While declining to provide specific numbers regarding failed tests, University of Michigan Athletics Director David Brandon said his program has observed the opposite trend since stepping up the frequency of its random testing in 2010. Michigan now conducts "hundreds" of tests a year, with irregular frequency and timing to keep students on their toes. The message to students? “Don’t think you can kind of play Russian roulette and engage in that behavior and hope that you won’t get tapped for a test.” That was often the thinking before, Brandon said.

“The program has been wildly successful in terms of the impact that it’s had and the significant reduction in the number of positives,” and in the way athletes think about drug use, Brandon said. “This really wasn’t born by seeing what other people were doing, it was really driven by a clear philosophy and value that we have here, that we don’t want our students to be engaged in illegal drug use of any form.”
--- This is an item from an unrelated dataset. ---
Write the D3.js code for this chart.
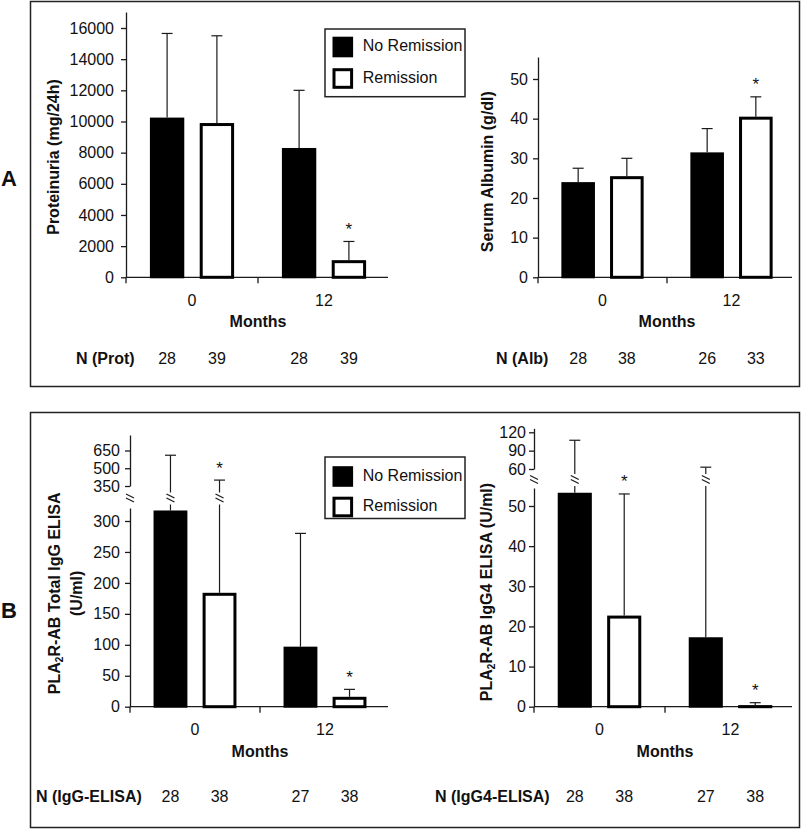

But if a player tests positive for marijuana three weeks after smoking it some weekday, Huma posited, does that justify banning him or her from competition? A better approach would be educating athletes about the implications of drug use, he said.

After a first positive test result, Michigan suspends the player from all team activities for a week and the next competition. For the second, the athlete is suspended for two weeks and a third of the season’s competitions. The third positive test prompts permanent removal from the team.

Oregon’s drug testing program, which will cost an estimated $35,000 annually, will mandate counseling and substance abuse counseling, including a clinical psychologist assessment, after a first positive test. The second will prompt a formal “behavior modification contract” defining the coach's and athletics department’s expectations and the consequences of noncompliance. A third positive test makes an athlete ineligible for competition for the equivalent of half an entire season. The athlete will be cut from the team and lose all athletic scholarships beginning with the next term after a fourth positive test.

All of the programs contacted for this article include an education and counseling component when punishing students for positive test results, in addition to doing things like bringing in former athletes to speak about their own struggles with drug abuse. The University of Georgia, which says it was the first institution to do in-house testing, back in the 1980s, places a particularly strong emphasis on education and counseling.

That includes meetings and presentations with all 600 athletes on campus, smaller team events where athletes might feel more comfortable asking questions, annual meetings with a substance abuse committee, and customized topics or advisers to each team -- for instance, more focus on performance enhancing drugs in football and track and field, and emphasis on smoking tobacco for baseball players.

In addition, Georgia suspends athletes for 10 percent of the sports season for a first failed test, 30 percent for the second, and for the third, removes the athlete from the sport and terminates all athletic aid. This is in conjunction with regular drug testing, and heightened substance abuse treatment and counseling. Multiple athletes have been suspended over the past couple of seasons.

“We probably are one of the more stringent schools, nationally,” said Ron Courson, director of sports medicine at Georgia. “It’s something that we feel strongly about. We do not feel that there’s a place for drugs in sports, whether it’s performance enhancing or recreational…. We recognize that all kids make mistakes – our student athletes do and my kids do. But when my kids make a mistake, I have some corrective guidelines for them.”

But Huma argues it’s unfair for athletes to be singled out.

“You don’t see the schools randomly testing regular students as a condition of their enrollment in school or their privileges in school,” he said.